Use this checklist before you make an offerBy Brandpoint
House hunting can feel like an adventurous new chapter in your life, and it’s easy to fall in love with a property at first sight.
Not so fast. Before making an offer on any property, it’s smart to take a deeper look to make sure warning signs of major and costly problems are not hiding in plain sight. If the house has bigger issues than your budget (and your drive to renovate), it might be best to walk away.
Once the offer is accepted, it’s always wise to hire a third-party home inspector to take an in-depth look at the property. In the meantime, a pass-through with this list in hand can help you assess whether or not to take the next step.
Walk around all four sides of the house, scanning it from ground to rooftop. Note the condition of the doors and window frames, and look for cracked or peeling paint or signs of loose siding. Higher up, eye the chimney, making sure it appears straight and is in good condition, while the gutters and drainpipes should be in place and functional.
Ideally, the roof would be 10 years old or less. Scan it carefully for things like curled and missing shingles, dark stains, moss growth and sagging, which can signal serious issues. (A home inspector can confirm if a full replacement is needed, or if a few simple repairs would suffice for another decade or so.)
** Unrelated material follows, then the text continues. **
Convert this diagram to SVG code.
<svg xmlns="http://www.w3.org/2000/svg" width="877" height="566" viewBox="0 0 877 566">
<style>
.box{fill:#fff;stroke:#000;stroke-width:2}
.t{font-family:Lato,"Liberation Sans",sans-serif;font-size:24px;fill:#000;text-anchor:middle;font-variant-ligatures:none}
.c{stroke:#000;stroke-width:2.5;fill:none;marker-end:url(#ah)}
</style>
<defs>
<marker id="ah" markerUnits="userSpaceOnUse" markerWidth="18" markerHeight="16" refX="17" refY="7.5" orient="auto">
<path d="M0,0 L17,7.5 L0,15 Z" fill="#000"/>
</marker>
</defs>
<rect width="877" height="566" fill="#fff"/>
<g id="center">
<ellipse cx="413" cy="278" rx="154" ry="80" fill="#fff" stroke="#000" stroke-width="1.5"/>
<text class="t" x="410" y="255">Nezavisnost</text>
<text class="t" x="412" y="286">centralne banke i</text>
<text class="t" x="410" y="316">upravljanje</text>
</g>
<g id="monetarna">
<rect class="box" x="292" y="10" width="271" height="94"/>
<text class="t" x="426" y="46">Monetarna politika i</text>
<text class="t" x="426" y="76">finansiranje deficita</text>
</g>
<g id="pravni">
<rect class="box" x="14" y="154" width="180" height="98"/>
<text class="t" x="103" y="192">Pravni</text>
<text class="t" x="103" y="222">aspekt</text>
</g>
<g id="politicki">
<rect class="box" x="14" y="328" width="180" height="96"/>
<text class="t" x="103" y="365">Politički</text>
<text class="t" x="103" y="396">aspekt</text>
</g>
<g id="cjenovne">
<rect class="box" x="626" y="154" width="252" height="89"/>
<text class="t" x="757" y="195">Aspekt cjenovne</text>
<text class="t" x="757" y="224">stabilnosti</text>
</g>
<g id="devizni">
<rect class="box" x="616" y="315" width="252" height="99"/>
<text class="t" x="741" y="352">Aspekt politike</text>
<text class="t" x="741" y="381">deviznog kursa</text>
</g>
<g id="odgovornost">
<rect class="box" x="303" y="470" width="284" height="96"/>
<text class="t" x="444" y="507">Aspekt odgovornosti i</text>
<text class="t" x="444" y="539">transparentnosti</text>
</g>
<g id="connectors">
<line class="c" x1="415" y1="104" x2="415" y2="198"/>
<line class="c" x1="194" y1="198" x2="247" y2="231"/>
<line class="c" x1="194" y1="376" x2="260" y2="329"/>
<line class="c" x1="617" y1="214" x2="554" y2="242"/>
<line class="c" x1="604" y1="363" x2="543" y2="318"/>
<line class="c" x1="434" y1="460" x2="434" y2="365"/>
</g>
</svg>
Is there a slope angled away from the house, or is there a potential for a flooded basement after a hard rainfall? Mature trees provide beauty and shade, but watch for overhanging and/or dead branches. These can break off in a storm and do major roof damage. Finally, note the condition of the driveway and sidewalks.
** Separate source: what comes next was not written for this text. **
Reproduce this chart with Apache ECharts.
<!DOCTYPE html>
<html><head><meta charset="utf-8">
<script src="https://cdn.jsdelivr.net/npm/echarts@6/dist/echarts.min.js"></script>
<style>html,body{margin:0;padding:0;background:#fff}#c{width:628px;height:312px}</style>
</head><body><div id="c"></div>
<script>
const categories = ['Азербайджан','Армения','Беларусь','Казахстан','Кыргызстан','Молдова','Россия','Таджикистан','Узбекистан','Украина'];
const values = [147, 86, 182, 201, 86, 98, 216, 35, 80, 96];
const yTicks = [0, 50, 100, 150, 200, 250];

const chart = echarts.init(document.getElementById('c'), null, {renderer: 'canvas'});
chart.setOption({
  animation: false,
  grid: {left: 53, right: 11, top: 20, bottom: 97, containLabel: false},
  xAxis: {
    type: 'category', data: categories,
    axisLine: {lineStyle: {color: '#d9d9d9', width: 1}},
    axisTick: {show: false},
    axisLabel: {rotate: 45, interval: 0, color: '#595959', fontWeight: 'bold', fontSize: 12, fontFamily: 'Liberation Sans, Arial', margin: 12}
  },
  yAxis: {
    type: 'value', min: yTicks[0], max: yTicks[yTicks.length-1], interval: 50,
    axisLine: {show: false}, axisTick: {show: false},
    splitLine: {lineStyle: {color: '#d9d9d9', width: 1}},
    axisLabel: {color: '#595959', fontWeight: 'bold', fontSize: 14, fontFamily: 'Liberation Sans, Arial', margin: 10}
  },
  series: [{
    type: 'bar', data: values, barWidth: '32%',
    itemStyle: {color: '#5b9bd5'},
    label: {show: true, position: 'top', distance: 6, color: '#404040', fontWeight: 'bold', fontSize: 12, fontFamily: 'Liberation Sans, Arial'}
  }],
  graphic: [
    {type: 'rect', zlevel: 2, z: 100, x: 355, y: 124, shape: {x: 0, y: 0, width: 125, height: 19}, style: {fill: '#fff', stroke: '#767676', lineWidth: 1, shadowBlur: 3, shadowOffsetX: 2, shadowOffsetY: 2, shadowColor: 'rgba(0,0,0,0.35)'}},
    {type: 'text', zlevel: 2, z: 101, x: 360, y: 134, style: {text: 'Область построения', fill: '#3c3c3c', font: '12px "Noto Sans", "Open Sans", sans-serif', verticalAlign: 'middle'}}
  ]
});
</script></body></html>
A few hairline cracks in the cement is no cause for panic. Do look for telltale signs of serious issues, such as widening cracks, water stains and bulges. It doesn’t hurt to bring a level to make sure the walls are straight.
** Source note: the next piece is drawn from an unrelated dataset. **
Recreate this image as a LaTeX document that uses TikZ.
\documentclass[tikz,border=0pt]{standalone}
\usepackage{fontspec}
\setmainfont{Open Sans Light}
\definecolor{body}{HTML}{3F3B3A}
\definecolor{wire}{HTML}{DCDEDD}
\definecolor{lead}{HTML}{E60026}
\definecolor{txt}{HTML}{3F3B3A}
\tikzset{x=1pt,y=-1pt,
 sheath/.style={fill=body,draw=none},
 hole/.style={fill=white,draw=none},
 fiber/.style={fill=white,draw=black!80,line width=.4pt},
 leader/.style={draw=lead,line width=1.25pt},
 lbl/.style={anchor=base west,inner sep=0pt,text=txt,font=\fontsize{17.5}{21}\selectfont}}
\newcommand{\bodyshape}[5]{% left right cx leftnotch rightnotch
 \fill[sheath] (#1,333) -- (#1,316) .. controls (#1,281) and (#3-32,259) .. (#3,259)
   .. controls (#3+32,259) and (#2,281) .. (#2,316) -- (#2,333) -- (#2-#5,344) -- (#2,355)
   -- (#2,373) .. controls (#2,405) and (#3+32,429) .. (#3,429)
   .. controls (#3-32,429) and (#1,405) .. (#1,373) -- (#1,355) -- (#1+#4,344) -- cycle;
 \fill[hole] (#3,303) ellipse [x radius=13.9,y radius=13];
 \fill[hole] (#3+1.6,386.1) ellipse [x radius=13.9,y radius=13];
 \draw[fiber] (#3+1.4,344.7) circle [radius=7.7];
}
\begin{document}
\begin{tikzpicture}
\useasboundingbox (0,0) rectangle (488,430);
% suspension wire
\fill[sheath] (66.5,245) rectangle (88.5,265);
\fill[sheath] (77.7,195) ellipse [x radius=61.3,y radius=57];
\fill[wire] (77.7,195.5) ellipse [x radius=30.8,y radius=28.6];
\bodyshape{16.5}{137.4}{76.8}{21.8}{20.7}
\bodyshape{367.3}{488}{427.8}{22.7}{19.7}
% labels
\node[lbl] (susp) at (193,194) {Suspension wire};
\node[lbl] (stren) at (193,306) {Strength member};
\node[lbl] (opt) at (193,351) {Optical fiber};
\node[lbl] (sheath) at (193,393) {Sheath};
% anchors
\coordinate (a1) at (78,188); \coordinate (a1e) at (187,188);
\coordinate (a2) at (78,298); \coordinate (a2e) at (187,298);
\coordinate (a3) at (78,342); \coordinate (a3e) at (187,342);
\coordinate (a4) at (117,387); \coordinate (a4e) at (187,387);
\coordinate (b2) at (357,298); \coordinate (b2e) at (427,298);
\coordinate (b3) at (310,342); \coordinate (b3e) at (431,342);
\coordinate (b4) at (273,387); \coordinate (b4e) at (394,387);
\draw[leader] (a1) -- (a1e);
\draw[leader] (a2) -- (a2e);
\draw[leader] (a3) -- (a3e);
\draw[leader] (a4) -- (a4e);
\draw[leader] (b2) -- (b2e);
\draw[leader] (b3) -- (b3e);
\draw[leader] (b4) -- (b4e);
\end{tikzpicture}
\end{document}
Checking basement and under-sink pipes for signs of leaks, and scan the ceilings for water stains. Open all faucets to check the water pressure and assess how long it takes for hot water to reach taps.
Know the age of the heating and cooling systems, and check them for tags and other signs of routine maintenance. If the systems are older than a decade, that can spell costly repairs and/or replacements in a shorter time frame for you versus newer systems. When it comes to older systems, energy efficiency is another consideration, advises Tom Tasker, product manager with Champion. Newer HVAC systems are much more efficient when compared to those from even a decade ago, he notes.
Note the age and condition of the refrigerator, oven and range, washer and dryer, and hot water heater. As with the HVAC, older appliances tend to consume more energy and you’ll likely face a shorter timeline for repairs and replacements.